PROBLEM DESCRIPTION: Leaving out every picture, copy the lines of the data exactly, from the first through the line containing "import matplotlib.pyplot as plt".
═════ SUPPLIED MATERIAL
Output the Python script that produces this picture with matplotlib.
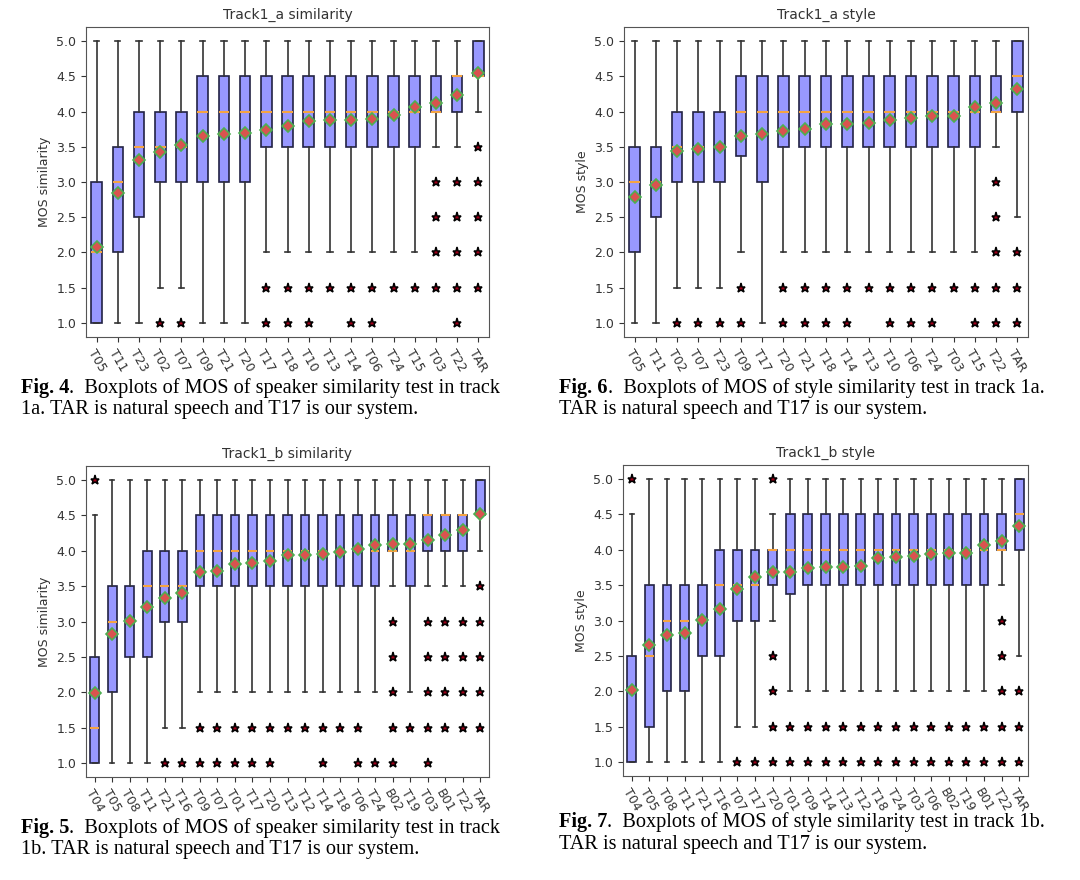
import matplotlib
matplotlib.use("Agg")
import matplotlib.pyplot as plt

# ---- Track1_a similarity (Fig. 4) ----
labels_a_sim = ["T05", "T11", "T23", "T02", "T07", "T09", "T21", "T20", "T17", "T18",
                "T10", "T13", "T14", "T06", "T24", "T15", "T03", "T22", "TAR"]
q1_a_sim = [1.0, 2.0, 2.5, 3.0, 3.0, 3.0, 3.0, 3.0, 3.5, 3.5, 3.5, 3.5, 3.5, 3.5, 3.5, 3.5, 4.0, 4.0, 4.5]
med_a_sim = [2.0, 3.0, 3.5, 3.5, 3.5, 4.0, 4.0, 4.0, 4.0, 4.0, 4.0, 4.0, 4.0, 4.0, 4.0, 4.0, 4.0, 4.5, 4.5]
q3_a_sim = [3.0, 3.5, 4.0, 4.0, 4.0, 4.5, 4.5, 4.5, 4.5, 4.5, 4.5, 4.5, 4.5, 4.5, 4.5, 4.5, 4.5, 4.5, 5.0]
lo_a_sim = [1.0, 1.0, 1.0, 1.5, 1.5, 1.0, 1.0, 1.0, 2.0, 2.0, 2.0, 2.0, 2.0, 2.0, 2.0, 2.0, 3.5, 3.5, 4.0]
hi_a_sim = [5.0] * 19
mean_a_sim = [2.08, 2.85, 3.31, 3.43, 3.52, 3.65, 3.68, 3.69, 3.74, 3.79,
              3.87, 3.88, 3.88, 3.90, 3.95, 4.07, 4.12, 4.23, 4.55]
fliers_a_sim = [[], [], [], [1.0], [1.0], [], [], [], [1.0, 1.5], [1.0, 1.5],
                [1.0, 1.5], [1.5], [1.0, 1.5], [1.0, 1.5], [1.5], [1.5],
                [1.5, 2.0, 2.5, 3.0], [1.0, 1.5, 2.0, 2.5, 3.0], [1.5, 2.0, 2.5, 3.0, 3.5]]

# ---- Track1_a style (Fig. 6) ----
labels_a_sty = ["T05", "T11", "T02", "T07", "T23", "T09", "T17", "T20", "T21", "T18",
                "T14", "T13", "T10", "T06", "T24", "T03", "T15", "T22", "TAR"]
q1_a_sty = [2.0, 2.5, 3.0, 3.0, 3.0, 3.375, 3.0, 3.5, 3.5, 3.5, 3.5, 3.5, 3.5, 3.5, 3.5, 3.5, 3.5, 4.0, 4.0]
med_a_sty = [3.0, 3.0, 3.5, 3.5, 3.5, 4.0, 4.0, 4.0, 4.0, 4.0, 4.0, 4.0, 4.0, 4.0, 4.0, 4.0, 4.0, 4.0, 4.5]
q3_a_sty = [3.5, 3.5, 4.0, 4.0, 4.0, 4.5, 4.5, 4.5, 4.5, 4.5, 4.5, 4.5, 4.5, 4.5, 4.5, 4.5, 4.5, 4.5, 5.0]
lo_a_sty = [1.0, 1.0, 1.5, 1.5, 1.5, 2.0, 1.0, 2.0, 2.0, 2.0, 2.0, 2.0, 2.0, 2.0, 2.0, 2.0, 2.0, 3.5, 2.5]
hi_a_sty = [5.0] * 19
mean_a_sty = [2.78, 2.96, 3.44, 3.47, 3.49, 3.65, 3.68, 3.72, 3.75, 3.82,
              3.83, 3.84, 3.88, 3.91, 3.93, 3.93, 4.06, 4.12, 4.32]
fliers_a_sty = [[], [], [1.0], [1.0], [1.0], [1.0, 1.5], [], [1.0, 1.5], [1.0, 1.5], [1.0, 1.5],
                [1.0, 1.5], [1.5], [1.0, 1.5], [1.0, 1.5], [1.0, 1.5], [1.5], [1.0, 1.5],
                [1.0, 1.5, 2.0, 2.5, 3.0], [1.0, 1.5, 2.0]]

# ---- Track1_b similarity (Fig. 5) ----
labels_b_sim = ["T04", "T05", "T08", "T11", "T21", "T16", "T09", "T07", "T01", "T17", "T20", "T13",
                "T12", "T14", "T18", "T06", "T24", "B02", "T19", "T03", "B01", "T22", "TAR"]
q1_b_sim = [1.0, 2.0, 2.5, 2.5, 3.0, 3.0] + [3.5] * 11 + [4.0, 3.5, 4.0, 4.0, 4.0, 4.5]
med_b_sim = [1.5, 3.0, 3.0, 3.5, 3.5, 3.5] + [4.0] * 11 + [4.0, 4.0, 4.5, 4.5, 4.5, 4.5]
q3_b_sim = [2.5, 3.5, 3.5, 4.0, 4.0, 4.0] + [4.5] * 11 + [4.5, 4.5, 4.5, 4.5, 4.5, 5.0]
lo_b_sim = [1.0, 1.0, 1.0, 1.0, 1.5, 1.5] + [2.0] * 11 + [3.5, 2.0, 3.5, 3.5, 3.5, 4.0]
hi_b_sim = [4.5] + [5.0] * 22
mean_b_sim = [1.99, 2.83, 3.01, 3.20, 3.33, 3.40, 3.70, 3.72, 3.81, 3.83, 3.86, 3.94,
              3.94, 3.96, 3.98, 4.03, 4.08, 4.10, 4.10, 4.16, 4.22, 4.30, 4.52]
fliers_b_sim = [[5.0], [], [], [], [1.0], [1.0], [1.0, 1.5], [1.0, 1.5], [1.0, 1.5], [1.0, 1.5],
                [1.0, 1.5], [1.5], [1.5], [1.0, 1.5], [1.5], [1.0, 1.5], [1.0],
                [1.0, 1.5, 2.0, 2.5, 3.0], [1.5], [1.0, 1.5, 2.0, 2.5, 3.0],
                [1.5, 2.0, 2.5, 3.0], [1.5, 2.0, 2.5, 3.0], [1.5, 2.0, 2.5, 3.0, 3.5]]

# ---- Track1_b style (Fig. 7) ----
labels_b_sty = ["T04", "T05", "T08", "T11", "T21", "T16", "T07", "T17", "T20", "T01", "T09", "T14",
                "T13", "T12", "T18", "T24", "T03", "T06", "B02", "T19", "B01", "T22", "TAR"]
q1_b_sty = [1.0, 1.5, 2.0, 2.0, 2.5, 2.5, 3.0, 3.0, 3.5, 3.375] + [3.5] * 11 + [4.0, 4.0]
med_b_sty = [2.0, 2.5, 3.0, 3.0, 3.0, 3.5, 3.5, 3.5, 4.0, 4.0] + [4.0] * 11 + [4.0, 4.5]
q3_b_sty = [2.5, 3.5, 3.5, 3.5, 3.5, 4.0, 4.0, 4.0, 4.0, 4.5] + [4.5] * 11 + [4.5, 5.0]
lo_b_sty = [1.0, 1.0, 1.0, 1.0, 1.0, 1.0, 1.5, 1.5, 3.0, 2.0] + [2.0] * 11 + [3.5, 2.5]
hi_b_sty = [4.5, 5.0, 5.0, 5.0, 5.0, 5.0, 5.0, 5.0, 4.5, 5.0] + [5.0] * 11 + [5.0, 5.0]
mean_b_sty = [2.02, 2.65, 2.79, 2.83, 3.01, 3.16, 3.45, 3.61, 3.68, 3.69, 3.74, 3.75,
              3.76, 3.77, 3.89, 3.90, 3.91, 3.94, 3.95, 3.96, 4.07, 4.13, 4.33]
fliers_b_sty = [[5.0], [], [], [], [], [], [1.0], [1.0], [1.0, 1.5, 2.0, 2.5, 5.0]] + \
               [[1.0, 1.5] for _ in range(12)] + [[1.0, 1.5, 2.0, 2.5, 3.0], [1.0, 1.5, 2.0]]


def stats_list(labels, q1, med, q3, lo, hi, mean, fliers):
    out = []
    for i in range(len(labels)):
        out.append({"label": labels[i], "q1": q1[i], "med": med[i], "q3": q3[i],
                    "whislo": lo[i], "whishi": hi[i], "mean": mean[i], "fliers": fliers[i]})
    return out


def desenha(ax, stats, titulo, ylabel):
    ax.bxp(stats, showmeans=True, patch_artist=True, widths=0.5,
           boxprops=dict(facecolor="#9898ff", edgecolor="#222244", linewidth=1.2),
           medianprops=dict(color="#f5a442", linewidth=1.5),
           meanprops=dict(marker="D", markerfacecolor="#d9534f", markeredgecolor="#4caf50",
                          markersize=6.5, markeredgewidth=1.2),
           flierprops=dict(marker="*", markerfacecolor="#a0001a", markeredgecolor="black",
                           markersize=6.5, markeredgewidth=1.1),
           whiskerprops=dict(color="#333333", linewidth=1.2),
           capprops=dict(color="#333333", linewidth=1.2))
    ax.set_title(titulo, fontsize=10, color="#333333")
    ax.set_ylabel(ylabel, fontsize=9, color="#333333")
    ax.set_ylim(0.8, 5.2)
    ax.set_yticks([1.0, 1.5, 2.0, 2.5, 3.0, 3.5, 4.0, 4.5, 5.0])
    ax.tick_params(axis="y", labelsize=9, colors="#333333")
    ax.tick_params(axis="x", labelsize=9, labelrotation=-60, colors="#333333")
    for s in ax.spines.values():
        s.set_color("#555555")


def legenda(fig, x, y, numero, resto, linha2, passo=22):
    r = fig.canvas.get_renderer()
    t = fig.text(x, y, numero, fontsize=14.6, fontweight="bold", family="Liberation Serif",
                 va="top", ha="left")
    bb = t.get_window_extent(renderer=r)
    x2 = bb.x1 / fig.bbox.width
    fig.text(x2, y, resto, fontsize=14.6, family="Liberation Serif", va="top", ha="left")
    fig.text(x, y - passo / 880, linha2, fontsize=14.6, family="Liberation Serif", va="top", ha="left")


fig = plt.figure(figsize=(10.8, 8.8), dpi=100)

ax1 = fig.add_axes([86 / 1080, 1 - 337 / 880, 403 / 1080, 310 / 880])
ax2 = fig.add_axes([624 / 1080, 1 - 337 / 880, 404 / 1080, 310 / 880])
ax3 = fig.add_axes([86 / 1080, 1 - 777 / 880, 403 / 1080, 311 / 880])
ax4 = fig.add_axes([623 / 1080, 1 - 776 / 880, 405 / 1080, 311 / 880])

desenha(ax1, stats_list(labels_a_sim, q1_a_sim, med_a_sim, q3_a_sim, lo_a_sim, hi_a_sim,
                        mean_a_sim, fliers_a_sim), "Track1_a similarity", "MOS similarity")
desenha(ax2, stats_list(labels_a_sty, q1_a_sty, med_a_sty, q3_a_sty, lo_a_sty, hi_a_sty,
                        mean_a_sty, fliers_a_sty), "Track1_a style", "MOS style")
desenha(ax3, stats_list(labels_b_sim, q1_b_sim, med_b_sim, q3_b_sim, lo_b_sim, hi_b_sim,
                        mean_b_sim, fliers_b_sim), "Track1_b similarity", "MOS similarity")
desenha(ax4, stats_list(labels_b_sty, q1_b_sty, med_b_sty, q3_b_sty, lo_b_sty, hi_b_sty,
                        mean_b_sty, fliers_b_sty), "Track1_b style", "MOS style")

#legendas das figuras
legenda(fig, 21 / 1080, 1 - 378 / 880, "Fig. 4",
        ".  Boxplots of MOS of speaker similarity test in track",
        "1a. TAR is natural speech and T17 is our system.")
legenda(fig, 559 / 1080, 1 - 378 / 880, "Fig. 6",
        ".  Boxplots of MOS of style similarity test in track 1a.",
        "TAR is natural speech and T17 is our system.")
legenda(fig, 21 / 1080, 1 - 818 / 880, "Fig. 5",
        ".  Boxplots of MOS of speaker similarity test in track",
        "1b. TAR is natural speech and T17 is our system.")
legenda(fig, 559 / 1080, 1 - 812 / 880, "Fig. 7",
        ".  Boxplots of MOS of style similarity test in track 1b.",
        "TAR is natural speech and T17 is our system.", passo=23)

fig.savefig("out.png", dpi=100)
══════════
OUTPUT FOR THIS TASK:
Output the Python script that produces this picture with matplotlib.
import matplotlib
matplotlib.use("Agg")
import matplotlib.pyplot as plt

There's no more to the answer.